Nel periodo della sede vacante il governo della diocesi è affidata ad un amministratore diocesano, nominato dal collegio dei consultori. Il collegio dei consultori è un organo collegiale (fra i sei e i dodici membri), composto da sacerdoti liberamente nominati dal vescovo all’interno del consiglio presbiterale, di cui il vescovo diocesano deve servirsi per trattare alcune questioni di particolare rilevanza relative all’amministrazione dei beni temporali della diocesi per riceverne il consenso o ascoltarne il parere. Questo collegio non decade, a differenza del consiglio presbiterale e pastorale, nel momento in cui la sede è vacante, per cui assume un ruolo fondamentale per garantire la stabilità nella fase di transizione nominando un amministratore diocesano.

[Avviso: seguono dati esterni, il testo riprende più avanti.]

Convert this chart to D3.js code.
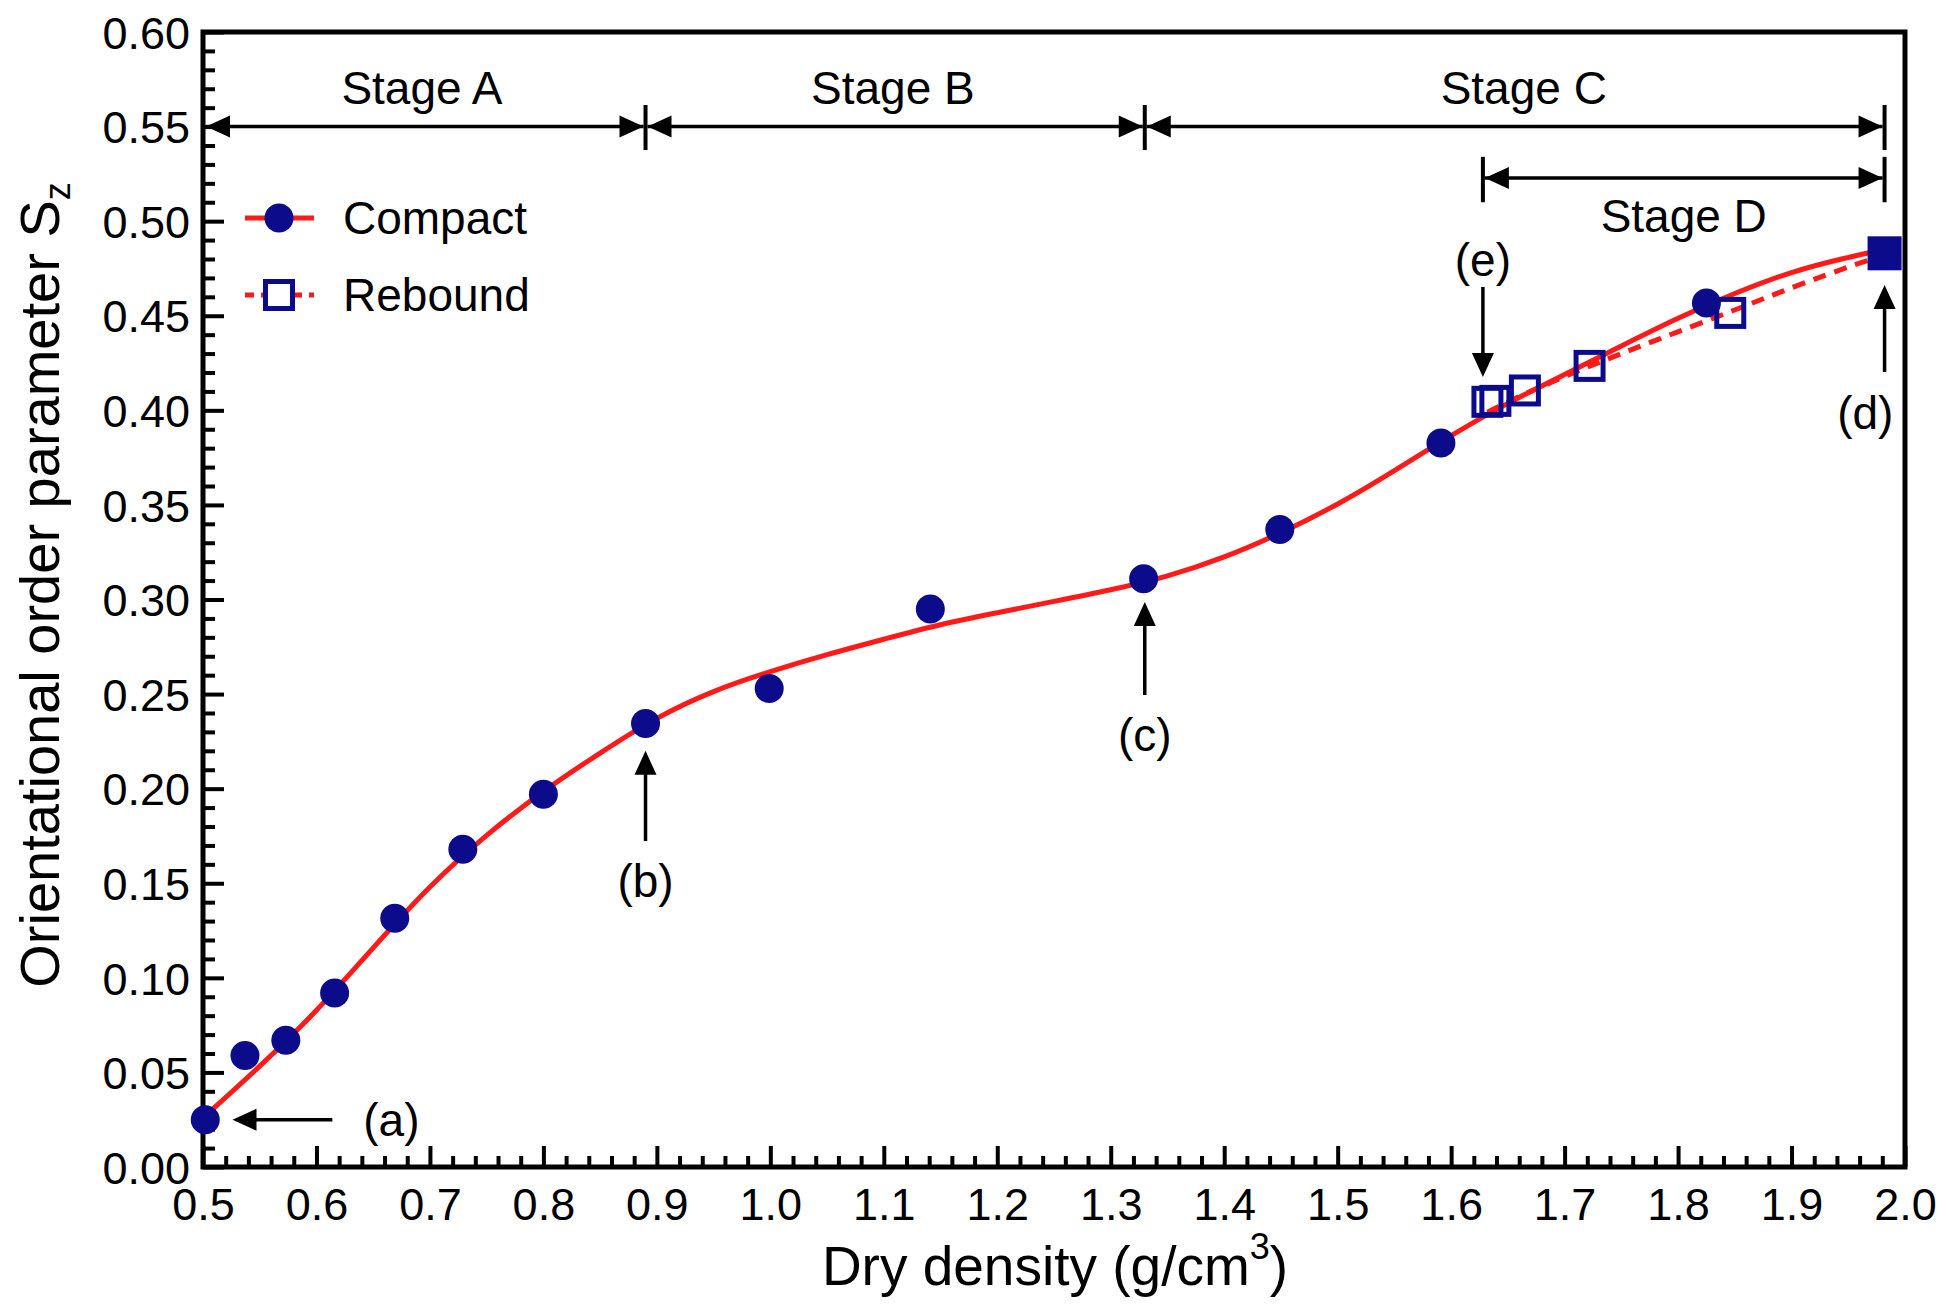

La stessa Santa Sede potrebbe procedere a nominare un amministratore apostolico. Così recita il numero 244 del Direttorio dei vescovi Apostolorum successores: «La Santa Sede può provvedere al governo della diocesi nominando un Amministratore Apostolico. Anche se gli sono concesse tutte le facoltà del Vescovo diocesano, il regime della diocesi è quello della sede vacante». Di questa figura giuridica non si parla espressamente nel codice di diritto canonico, nel quale invece è ben descritta l’altra figura: quella dell’amministratore diocesano. Sostanzialmente è il Direttorio dei vescovi a delinearne in modo generico le facoltà e la Santa Sede ad introdurre la prassi con le nomine di fatto. La differenza tra le due figure, l’amministratore diocesano e quello apostolico, è determinata dall’espressione, sopra citata, che attribuisce al secondo le stesse facoltà che ha il vescovo diocesano; il regime di governo è però quello della sede vacante il cui concetto principe è che “nulla sia innovato” (ovvero nihil innovetur). La vita di una diocesi non si ferma e non rimane in stand-by per un periodo imprecisato, e colui che l’amministra interinalmente, come vicario della Santa Sede, è assistito dal collegio dei consultori, dal consiglio diocesano per gli affari economici e dai vicari che può confermare in forma delegata.